The taxman, in this case, had issued notice to the airline directing it to explain as to why TDS had not been deducted by the company from the PSF paid to AAI for AY 2010-11.
Jet, in turn, told the assessing officer that PSF is a statutory levy collected by the airport operators in its fiduciary capacity to be eventually turned over to the government, adding that it was only collecting the PSF from the passengers on behalf of the airport operators and was paying the same to the airport operators.
Jet added that it had not claimed such payment as expenses in its books of accounts and therefore, there was no liability of TDS under Section 194 (I) of the Income Tax Act.
However, the AO refused to consider this submission of the assessee and computed the TDS deductible at R34.40 crore and computed interest as a consequence of failure to pay the amount at R239.54 crore under section 201 (1A) of the IT Act.

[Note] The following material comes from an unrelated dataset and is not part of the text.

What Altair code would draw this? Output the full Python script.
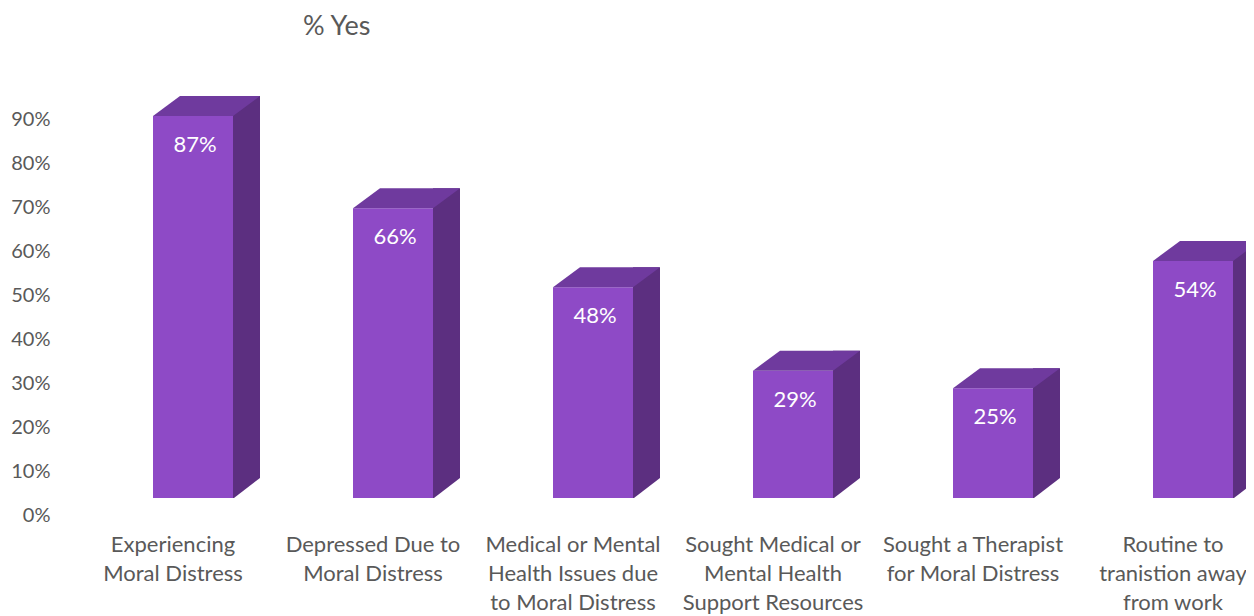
import altair as alt
import pandas as pd

categories = [
    "Experiencing\nMoral Distress",
    "Depressed Due to\nMoral Distress",
    "Medical or Mental\nHealth Issues due\nto Moral Distress",
    "Sought Medical or\nMental Health\nSupport Resources",
    "Sought a Therapist\nfor Moral Distress",
    "Routine to\ntranistion away\nfrom work",
]
values = [0.87, 0.66, 0.48, 0.29, 0.25, 0.54]
value_labels = ["87%", "66%", "48%", "29%", "25%", "54%"]
y_ticks = [0, 0.1, 0.2, 0.3, 0.4, 0.5, 0.6, 0.7, 0.8, 0.9]

df = pd.DataFrame({"cat": categories, "value": values, "vlabel": value_labels})

FRONT = "#8E4AC6"
TOP = "#6F3A9E"
SIDE = "#5C2F80"
GREY = "#595959"
FONT = "Lato"

x = alt.X("cat:N", sort=categories, axis=None,
          scale=alt.Scale(range=[0, 1200], paddingInner=0, paddingOuter=0))
y = alt.Y("value:Q", scale=alt.Scale(domain=[0, 1]),
          axis=alt.Axis(values=y_ticks, format=".0%", domain=False, ticks=False,
                        tickSize=0, grid=False, labelPadding=23, labelFont=FONT,
                        labelFontSize=20, labelColor=GREY, title=None))

base = alt.Chart(df)

side = base.mark_bar(color=SIDE, width=27, xOffset=73.5, yOffset=-37,
                     y2Offset=-17).encode(x=x, y=y, y2=alt.datum(0))

cut_path = "M -1 0.8 L 1 0.8 L 1 -0.741 Z"
cut = base.mark_point(shape=cut_path, size=729, filled=True, color="white",
                      opacity=1, strokeWidth=0, xOffset=73.5,
                      yOffset=-27).encode(x=x, y=alt.datum(0))

front = base.mark_bar(color=FRONT, width=80, xOffset=20, yOffset=-17,
                      y2Offset=-17).encode(x=x, y=y, y2=alt.datum(0))

top_path = "M -1 0.18692 L -0.49533 -0.18692 L 1 -0.18692 L 0.49533 0.18692 Z"
top = base.mark_point(shape=top_path, size=11449, filled=True, color=TOP,
                      opacity=1, strokeWidth=0, xOffset=33.5,
                      yOffset=-27).encode(x=x, y=y)

vtext = base.mark_text(color="white", font=FONT, fontSize=22, baseline="middle",
                       align="center", dx=22, dy=12).encode(x=x, y=y, text="vlabel:N")

xlabels = base.mark_text(color=GREY, font=FONT, fontSize=22, baseline="top",
                         align="center", lineBreak="\n", lineHeight=29,
                         dy=20).encode(x=x, y=alt.datum(0), text="cat:N")

chart = alt.layer(side, cut, front, top, vtext, xlabels).properties(
    width=1173, height=439,
    title=alt.TitleParams(text="% Yes", anchor="start", frame="group", dx=230,
                          offset=35, fontSize=27, font=FONT, fontWeight="normal",
                          color=GREY),
    autosize=alt.AutoSizeParams(type="none"),
    padding={"left": 65, "top": 68, "right": 0, "bottom": 101},
).configure_view(stroke=None)

chart.save("out.html", embed_options={"renderer": "svg", "actions": False})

Subsequently, Jet lodged an appeal with the CIT (A) stating that since it was merely collecting the PSF for and on behalf of the AAI, without charging the same to its profit and loss account, the same was not liable to TDS.
The CIT (A), dismissed revenue's argument that PSF constitutes 'rent' under section 194 (I) of the Income
Tax Act and concluded that the collection of the PSF from the passengers is in no way in the nature of lease, sub-lease, tenancy as provided under Section 194I of the Act.
Aggrieved by the CIT (A) order, the revenue department knocked Mumbai ITAT's door, which ruled against the department.